I have read on this board that the inside hub diamater is 57mm.
(for all VWAGs).
The hub centric rings I have located are 57.1mm.
The outside diameter are 71.43.
The hub centric rings I have located are 72.1mm.
Do the measurements have to be exact?


----------



## dennisgli (May 17, 2003)

*Re: Do Hub Centric Rings have to be a perfect fit? (cyetdi)*

I thought VWs were 57.1 - always figured "57" was just rounded off.
But 71.43 and 72.1 don't sound the same. Since that's the wheel side you might check with the wheel manufacturer or distributor - they should know.


----------



## f1forkvr6 (Jun 10, 2002)

*Re: Do Hub Centric Rings have to be a perfect fit? (cyetdi)*


_Quote, originally posted by *cyetdi* »_Do the measurements have to be exact?

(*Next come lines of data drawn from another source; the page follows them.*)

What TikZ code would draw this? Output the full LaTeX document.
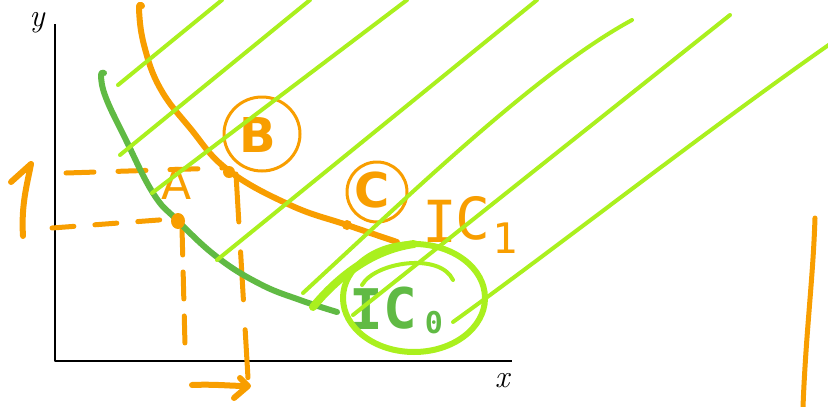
\documentclass[tikz,border=0pt]{standalone}
\usepackage{fontspec}
\newfontfamily\hand{DejaVu Sans}
\newfontfamily\handmono{DejaVu Sans Mono}
\definecolor{ora}{RGB}{248,158,0}
\definecolor{grn}{RGB}{96,186,68}
\definecolor{lim}{RGB}{170,240,30}
\begin{document}
\begin{tikzpicture}[x=1pt,y=-1pt,line cap=round,line join=round,
  hatch/.style={lim,line width=4pt},
  curveline/.style={line width=6pt},
  dashline/.style={ora,line width=5pt},
  ring/.style={ora,line width=3pt},
  dot/.style={ora},
  lab/.style={inner sep=0pt,anchor=center}]
\useasboundingbox (0,0) rectangle (828,407);
% axes
\draw[black,line width=1.6pt,line cap=butt] (55,24) -- (55,361) -- (512,361);
\node[lab] (ylab) at (37,23) {\fontsize{32}{32}\selectfont\itshape y};
\node[lab] (xlab) at (502,381) {\fontsize{32}{32}\selectfont\itshape x};
% dashed guide lines
\draw[dashline,dash pattern=on 28pt off 24pt] (66,173) -- (222,168);
\draw[dashline,dash pattern=on 48pt off 30pt] (236,174) -- (248,378);
\draw[dashline,dash pattern=on 22pt off 21pt] (52,228) -- (172,219);
\draw[dashline,dash pattern=on 27pt off 17pt] (182,228) -- (185,345);
% IC0 (green)
\draw[grn,curveline] plot[smooth,tension=0.7] coordinates {(104,73) (101,76) (106,98) (125,138) (153,193) (177,220) (217,257) (260,284) (300,300) (337,312)};
% IC1 (orange)
\draw[ora,curveline] plot[smooth,tension=0.7] coordinates {(142,6) (139,9) (144,45) (160,88) (190,128) (228,170) (290,205) (347,225) (397,242)};
% points
\coordinate (A) at (178,221);
\coordinate (B) at (229,172);
\coordinate (C) at (347,225);
\fill[dot] (A) ellipse [x radius=7pt,y radius=8pt];
\fill[dot] (B) circle (6pt);
\fill[dot] (C) circle (5pt);
% rings
\draw[ring] (262,134) ellipse [x radius=38pt,y radius=37pt];
\draw[ring] (377,192) circle (30pt);
% labels
\node[lab,text=ora] (Alab) at (177,183) {\fontsize{44}{44}\selectfont\hand A};
\node[lab,text=ora] (Blab) at (258,135) {\fontsize{48}{48}\selectfont\hand\bfseries B};
\node[lab,text=ora] (Clab) at (372,190) {\fontsize{48}{48}\selectfont\hand\bfseries C};
\node[lab,text=ora] (IC1i) at (440,221) {\fontsize{58}{58}\selectfont\handmono I};
\node[lab,text=ora] (IC1c) at (473,218) {\fontsize{58}{58}\selectfont\handmono C};
\node[lab,text=ora] (IC1s) at (505,238) {\fontsize{42}{42}\selectfont\handmono 1};
\node[lab,text=grn] (IC0i) at (366,309) {\fontsize{56}{56}\selectfont\handmono\bfseries I};
\node[lab,text=grn] (IC0c) at (400,308) {\fontsize{56}{56}\selectfont\handmono\bfseries C};
\node[lab,text=grn] (IC0s) at (434,323) {\fontsize{30}{30}\selectfont\handmono\bfseries 0};
% arrows
\draw[ora,line width=6pt] (23,236) .. controls (21,205) and (27,185) .. (31,164) -- (11,182);
\draw[ora,line width=6pt] (192,385) .. controls (215,384) and (230,386) .. (247,386);
\draw[ora,line width=6pt] (240,378) -- (248,386) -- (234,398);
% right vertical stroke
\draw[ora,line width=5pt] (815,218) .. controls (813,280) and (806,330) .. (803,407);
% hatching
\draw[hatch] (118,85) -- (222,0);
\draw[hatch] (120,155) -- (310,0);
\draw[hatch] (152,193) -- (407,0);
\draw[hatch] (217,260) -- (537,0);
\draw[hatch] (303,293) .. controls (420,185) and (540,70) .. (632,20);
\draw[hatch] (353,315) -- (730,15);
\draw[hatch] (453,322) .. controls (560,245) and (700,135) .. (830,44);
% ring around IC0
\draw[lim,line width=6pt] (414,298) ellipse [x radius=71pt,y radius=54pt];
\draw[lim,line width=8pt] (313,307) .. controls (335,280) and (370,250) .. (414,244);
\draw[lim,line width=4pt] (362,285) .. controls (375,262) and (440,252) .. (453,280);
\end{tikzpicture}
\end{document}
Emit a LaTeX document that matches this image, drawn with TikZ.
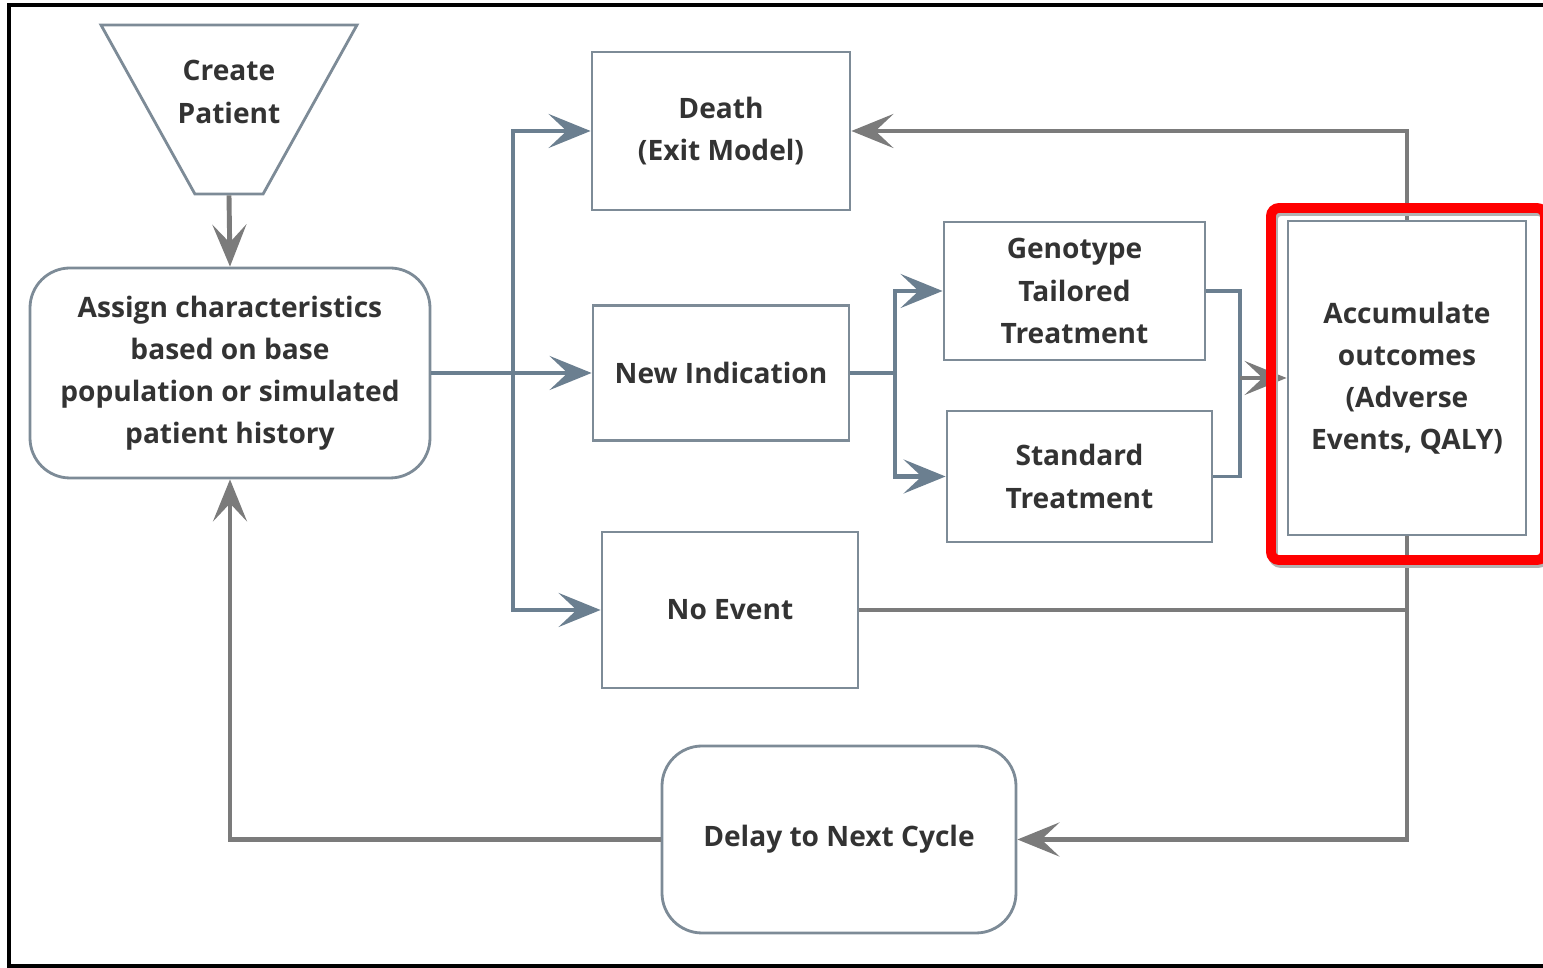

Depends ... do you want to be vibration free, or sorta vibration free? Getting the wheel centered is critical to eliminating vibrations that eminate from a perfectly balanced wheel.


----------



## cyetdi (May 7, 2004)

*Re: Do Hub Centric Rings have to be a perfect fit? (f1forkvr6)*

Sounds good.
I actually found the rings I need, just hope they are in stock.


----------



## sims159915 (Jan 24, 2005)

got a pic of what they look like? i want to make usre my car has them.


----------



## cyetdi (May 7, 2004)

*Re: (sims159915)*

A pic of the rings?


----------



## dennisgli (May 17, 2003)

*Re: Do Hub Centric Rings have to be a perfect fit? (sims159915)*


----------



## homer930 (Aug 10, 2000)

*Re: Do Hub Centric Rings have to be a perfect fit? (cyetdi)*

Where can I get hub centric rings? I have an 97 VW Jetta 4-lug.
I bought a set of RH rims online and the vendor told me they were a perfect fit which they weren't and as a result I bent a rim.








Thank you
Guy


----------



## cyetdi (May 7, 2004)

*Re: Do Hub Centric Rings have to be a perfect fit? (homer930)*

http://www.discounttiredirect....s.jsp


----------